------ Items ------

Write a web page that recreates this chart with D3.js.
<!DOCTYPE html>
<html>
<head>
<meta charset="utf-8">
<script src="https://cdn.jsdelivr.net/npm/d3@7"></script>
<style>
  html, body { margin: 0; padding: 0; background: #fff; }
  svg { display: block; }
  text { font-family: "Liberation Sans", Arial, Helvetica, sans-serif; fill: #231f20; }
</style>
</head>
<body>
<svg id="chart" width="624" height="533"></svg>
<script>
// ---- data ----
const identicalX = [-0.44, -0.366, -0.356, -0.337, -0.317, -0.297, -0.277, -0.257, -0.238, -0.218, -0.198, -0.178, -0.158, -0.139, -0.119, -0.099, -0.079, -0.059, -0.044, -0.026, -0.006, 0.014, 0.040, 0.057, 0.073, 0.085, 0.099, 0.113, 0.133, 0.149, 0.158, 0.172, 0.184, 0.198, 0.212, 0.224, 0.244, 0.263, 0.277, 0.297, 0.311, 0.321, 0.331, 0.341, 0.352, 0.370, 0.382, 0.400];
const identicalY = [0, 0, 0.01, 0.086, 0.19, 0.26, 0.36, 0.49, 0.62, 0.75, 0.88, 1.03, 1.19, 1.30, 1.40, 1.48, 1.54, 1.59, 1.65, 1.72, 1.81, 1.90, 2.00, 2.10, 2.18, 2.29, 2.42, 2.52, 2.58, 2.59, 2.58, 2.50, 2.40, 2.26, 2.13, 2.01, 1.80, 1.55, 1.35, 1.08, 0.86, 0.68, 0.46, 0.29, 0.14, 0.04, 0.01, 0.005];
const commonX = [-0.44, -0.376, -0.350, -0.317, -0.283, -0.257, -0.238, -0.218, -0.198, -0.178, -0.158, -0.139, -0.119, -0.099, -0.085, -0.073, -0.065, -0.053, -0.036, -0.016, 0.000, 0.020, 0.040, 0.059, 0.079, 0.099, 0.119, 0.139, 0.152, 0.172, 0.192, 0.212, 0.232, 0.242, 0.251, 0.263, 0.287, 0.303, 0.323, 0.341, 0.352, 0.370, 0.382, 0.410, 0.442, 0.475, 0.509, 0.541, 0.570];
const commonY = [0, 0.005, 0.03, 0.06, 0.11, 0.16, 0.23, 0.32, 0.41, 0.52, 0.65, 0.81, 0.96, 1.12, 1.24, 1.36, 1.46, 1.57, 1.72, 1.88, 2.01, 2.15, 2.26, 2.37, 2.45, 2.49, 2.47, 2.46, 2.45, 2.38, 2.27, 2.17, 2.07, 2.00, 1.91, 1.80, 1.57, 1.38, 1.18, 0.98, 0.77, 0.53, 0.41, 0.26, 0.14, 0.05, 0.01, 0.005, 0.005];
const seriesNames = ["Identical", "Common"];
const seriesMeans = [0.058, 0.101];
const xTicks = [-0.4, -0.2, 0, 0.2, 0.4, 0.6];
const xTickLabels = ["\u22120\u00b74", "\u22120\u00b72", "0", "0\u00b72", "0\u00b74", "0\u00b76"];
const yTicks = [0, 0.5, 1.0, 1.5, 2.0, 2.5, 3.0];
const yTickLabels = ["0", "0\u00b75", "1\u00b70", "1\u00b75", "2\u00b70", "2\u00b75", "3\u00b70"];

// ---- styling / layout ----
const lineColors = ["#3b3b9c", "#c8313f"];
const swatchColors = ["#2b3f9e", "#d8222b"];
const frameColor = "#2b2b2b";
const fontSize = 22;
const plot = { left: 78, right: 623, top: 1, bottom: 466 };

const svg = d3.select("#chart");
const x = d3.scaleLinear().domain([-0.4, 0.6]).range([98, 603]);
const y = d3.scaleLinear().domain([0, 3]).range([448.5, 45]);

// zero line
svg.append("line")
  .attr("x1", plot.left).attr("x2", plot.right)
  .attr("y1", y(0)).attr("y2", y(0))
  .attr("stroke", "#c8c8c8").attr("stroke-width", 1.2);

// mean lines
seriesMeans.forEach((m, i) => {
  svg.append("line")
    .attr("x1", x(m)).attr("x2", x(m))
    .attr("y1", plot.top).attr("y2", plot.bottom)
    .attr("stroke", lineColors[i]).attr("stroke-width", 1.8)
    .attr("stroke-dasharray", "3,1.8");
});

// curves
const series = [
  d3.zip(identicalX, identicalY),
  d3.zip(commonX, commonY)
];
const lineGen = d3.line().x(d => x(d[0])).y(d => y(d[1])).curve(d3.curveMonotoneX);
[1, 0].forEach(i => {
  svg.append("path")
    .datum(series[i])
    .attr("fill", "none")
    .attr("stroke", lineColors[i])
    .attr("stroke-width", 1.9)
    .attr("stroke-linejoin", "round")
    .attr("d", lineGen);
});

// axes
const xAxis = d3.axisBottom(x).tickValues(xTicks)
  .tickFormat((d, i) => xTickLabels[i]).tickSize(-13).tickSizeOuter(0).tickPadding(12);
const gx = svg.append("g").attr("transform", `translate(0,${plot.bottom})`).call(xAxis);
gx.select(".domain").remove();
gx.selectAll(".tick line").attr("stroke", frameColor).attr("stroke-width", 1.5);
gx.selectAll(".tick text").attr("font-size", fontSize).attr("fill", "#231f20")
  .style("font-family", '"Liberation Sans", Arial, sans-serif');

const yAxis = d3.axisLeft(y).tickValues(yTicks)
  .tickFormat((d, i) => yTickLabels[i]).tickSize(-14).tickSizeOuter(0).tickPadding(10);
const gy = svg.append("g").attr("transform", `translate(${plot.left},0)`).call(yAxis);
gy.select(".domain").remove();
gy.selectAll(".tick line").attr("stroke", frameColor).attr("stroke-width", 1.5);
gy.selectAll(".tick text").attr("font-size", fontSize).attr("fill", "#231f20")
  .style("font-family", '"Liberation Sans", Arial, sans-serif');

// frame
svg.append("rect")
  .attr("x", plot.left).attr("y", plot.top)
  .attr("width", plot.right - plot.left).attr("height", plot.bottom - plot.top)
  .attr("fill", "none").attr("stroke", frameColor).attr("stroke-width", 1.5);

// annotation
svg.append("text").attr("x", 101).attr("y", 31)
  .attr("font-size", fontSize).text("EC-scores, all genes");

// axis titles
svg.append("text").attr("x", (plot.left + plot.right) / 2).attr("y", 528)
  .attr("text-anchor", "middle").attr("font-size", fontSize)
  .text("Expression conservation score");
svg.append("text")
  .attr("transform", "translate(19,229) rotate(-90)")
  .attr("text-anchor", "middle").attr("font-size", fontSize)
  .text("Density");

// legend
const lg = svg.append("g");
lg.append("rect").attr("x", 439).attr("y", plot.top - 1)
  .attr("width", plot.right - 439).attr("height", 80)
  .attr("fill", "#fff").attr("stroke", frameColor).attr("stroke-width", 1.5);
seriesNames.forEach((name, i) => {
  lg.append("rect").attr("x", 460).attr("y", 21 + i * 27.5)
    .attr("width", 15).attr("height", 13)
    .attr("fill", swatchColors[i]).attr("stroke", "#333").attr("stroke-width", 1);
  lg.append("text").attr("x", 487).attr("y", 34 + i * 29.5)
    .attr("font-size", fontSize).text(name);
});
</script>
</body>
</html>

------
------ Items ------

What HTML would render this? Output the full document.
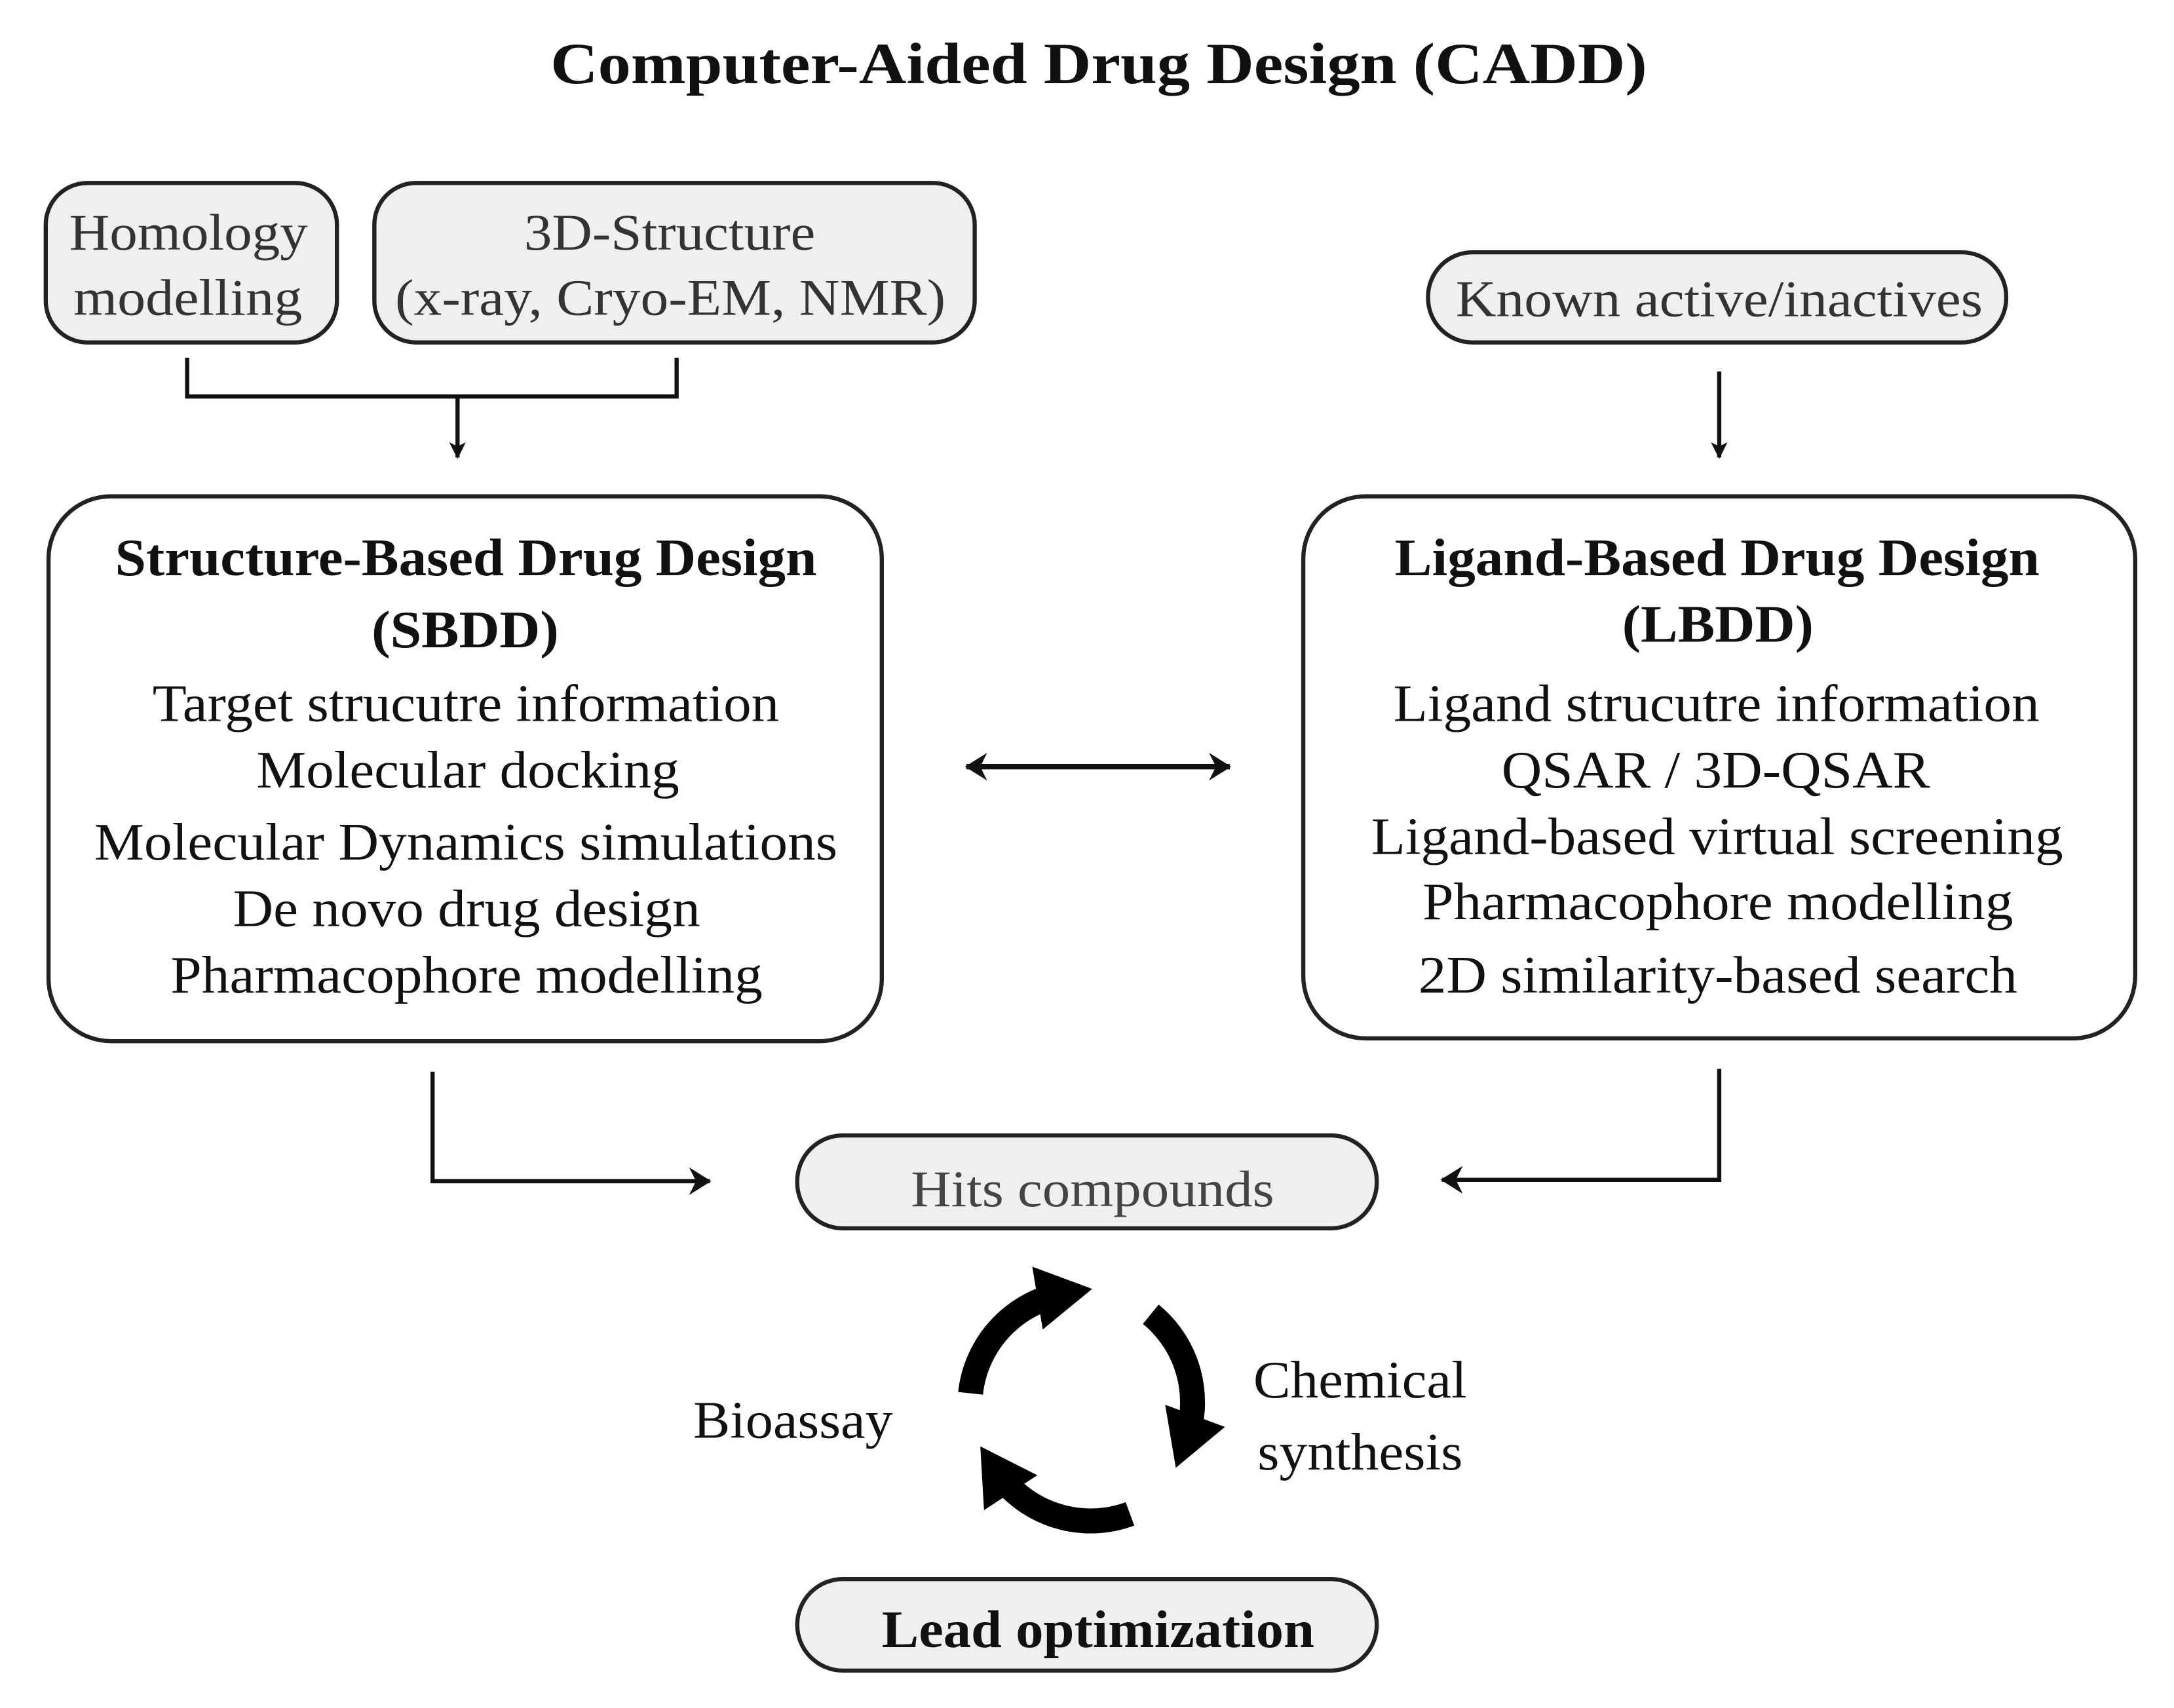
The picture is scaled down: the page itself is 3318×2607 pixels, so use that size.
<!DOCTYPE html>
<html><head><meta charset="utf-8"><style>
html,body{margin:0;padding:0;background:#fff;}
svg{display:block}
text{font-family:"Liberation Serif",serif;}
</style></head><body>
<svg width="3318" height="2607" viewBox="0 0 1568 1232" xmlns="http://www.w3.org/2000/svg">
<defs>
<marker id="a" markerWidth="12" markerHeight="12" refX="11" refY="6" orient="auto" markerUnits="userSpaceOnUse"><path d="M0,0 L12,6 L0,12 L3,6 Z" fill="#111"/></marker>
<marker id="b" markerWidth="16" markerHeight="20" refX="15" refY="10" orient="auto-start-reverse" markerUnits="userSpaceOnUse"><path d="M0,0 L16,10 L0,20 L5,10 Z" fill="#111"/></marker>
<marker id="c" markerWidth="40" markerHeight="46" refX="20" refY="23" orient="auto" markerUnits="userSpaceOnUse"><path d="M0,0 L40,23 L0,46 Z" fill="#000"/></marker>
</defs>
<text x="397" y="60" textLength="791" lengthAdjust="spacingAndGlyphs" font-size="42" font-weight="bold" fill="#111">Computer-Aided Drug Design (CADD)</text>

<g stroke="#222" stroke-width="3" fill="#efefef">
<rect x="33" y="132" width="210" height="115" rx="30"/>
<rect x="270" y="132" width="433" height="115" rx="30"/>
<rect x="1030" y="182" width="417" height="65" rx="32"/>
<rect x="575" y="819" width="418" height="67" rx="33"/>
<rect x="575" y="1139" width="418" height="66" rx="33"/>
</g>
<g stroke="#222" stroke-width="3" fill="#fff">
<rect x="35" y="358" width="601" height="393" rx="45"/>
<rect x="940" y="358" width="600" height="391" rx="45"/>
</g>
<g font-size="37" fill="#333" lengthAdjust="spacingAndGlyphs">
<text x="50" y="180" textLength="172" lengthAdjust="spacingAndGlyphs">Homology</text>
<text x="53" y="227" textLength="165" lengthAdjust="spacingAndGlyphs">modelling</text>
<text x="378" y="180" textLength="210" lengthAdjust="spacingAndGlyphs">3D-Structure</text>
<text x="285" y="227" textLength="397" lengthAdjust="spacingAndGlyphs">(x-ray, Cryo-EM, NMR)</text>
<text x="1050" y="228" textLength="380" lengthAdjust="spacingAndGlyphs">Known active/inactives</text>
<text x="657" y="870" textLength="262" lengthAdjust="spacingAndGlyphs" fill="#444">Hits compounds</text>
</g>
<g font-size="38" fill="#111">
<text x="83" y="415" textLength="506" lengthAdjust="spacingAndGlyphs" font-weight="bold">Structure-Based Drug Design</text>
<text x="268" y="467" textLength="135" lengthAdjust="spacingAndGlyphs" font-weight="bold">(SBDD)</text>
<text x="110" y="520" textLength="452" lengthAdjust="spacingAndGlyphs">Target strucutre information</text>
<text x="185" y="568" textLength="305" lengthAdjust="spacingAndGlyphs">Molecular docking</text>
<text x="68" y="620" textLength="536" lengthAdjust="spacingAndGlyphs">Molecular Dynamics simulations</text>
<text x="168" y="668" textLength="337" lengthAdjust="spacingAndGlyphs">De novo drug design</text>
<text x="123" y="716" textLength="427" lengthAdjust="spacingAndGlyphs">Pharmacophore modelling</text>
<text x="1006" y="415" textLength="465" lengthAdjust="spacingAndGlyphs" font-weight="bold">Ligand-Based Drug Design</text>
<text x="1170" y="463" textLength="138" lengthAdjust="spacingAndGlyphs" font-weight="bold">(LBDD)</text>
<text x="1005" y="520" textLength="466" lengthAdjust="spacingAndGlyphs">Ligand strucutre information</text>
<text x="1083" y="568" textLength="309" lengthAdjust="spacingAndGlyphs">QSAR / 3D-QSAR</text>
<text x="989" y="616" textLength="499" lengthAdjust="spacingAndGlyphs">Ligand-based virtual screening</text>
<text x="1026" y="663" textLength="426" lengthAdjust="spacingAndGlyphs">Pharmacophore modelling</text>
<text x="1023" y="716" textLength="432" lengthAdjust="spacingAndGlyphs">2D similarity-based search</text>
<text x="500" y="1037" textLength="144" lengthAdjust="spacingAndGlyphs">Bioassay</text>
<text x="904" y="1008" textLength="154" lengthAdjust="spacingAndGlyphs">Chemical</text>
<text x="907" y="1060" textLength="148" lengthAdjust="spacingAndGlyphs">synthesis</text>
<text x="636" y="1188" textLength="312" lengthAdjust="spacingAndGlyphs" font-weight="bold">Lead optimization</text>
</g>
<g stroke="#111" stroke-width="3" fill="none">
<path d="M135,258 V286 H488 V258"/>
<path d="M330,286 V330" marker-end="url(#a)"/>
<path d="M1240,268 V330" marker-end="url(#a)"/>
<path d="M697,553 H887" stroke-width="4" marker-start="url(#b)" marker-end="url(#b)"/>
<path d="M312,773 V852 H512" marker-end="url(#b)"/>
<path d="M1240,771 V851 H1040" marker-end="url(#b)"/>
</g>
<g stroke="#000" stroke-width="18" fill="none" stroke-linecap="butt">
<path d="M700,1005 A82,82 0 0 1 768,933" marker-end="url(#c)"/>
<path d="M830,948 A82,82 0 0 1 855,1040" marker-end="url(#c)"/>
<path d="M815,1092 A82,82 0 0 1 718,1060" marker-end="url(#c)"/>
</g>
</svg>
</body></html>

------

**Stated exercise**. From the records above, pull out each line that has "chart".

**Solution to this task**.
Write a web page that recreates this chart with D3.js.
<svg id="chart" width="624" height="533"></svg>
const svg = d3.select("#chart");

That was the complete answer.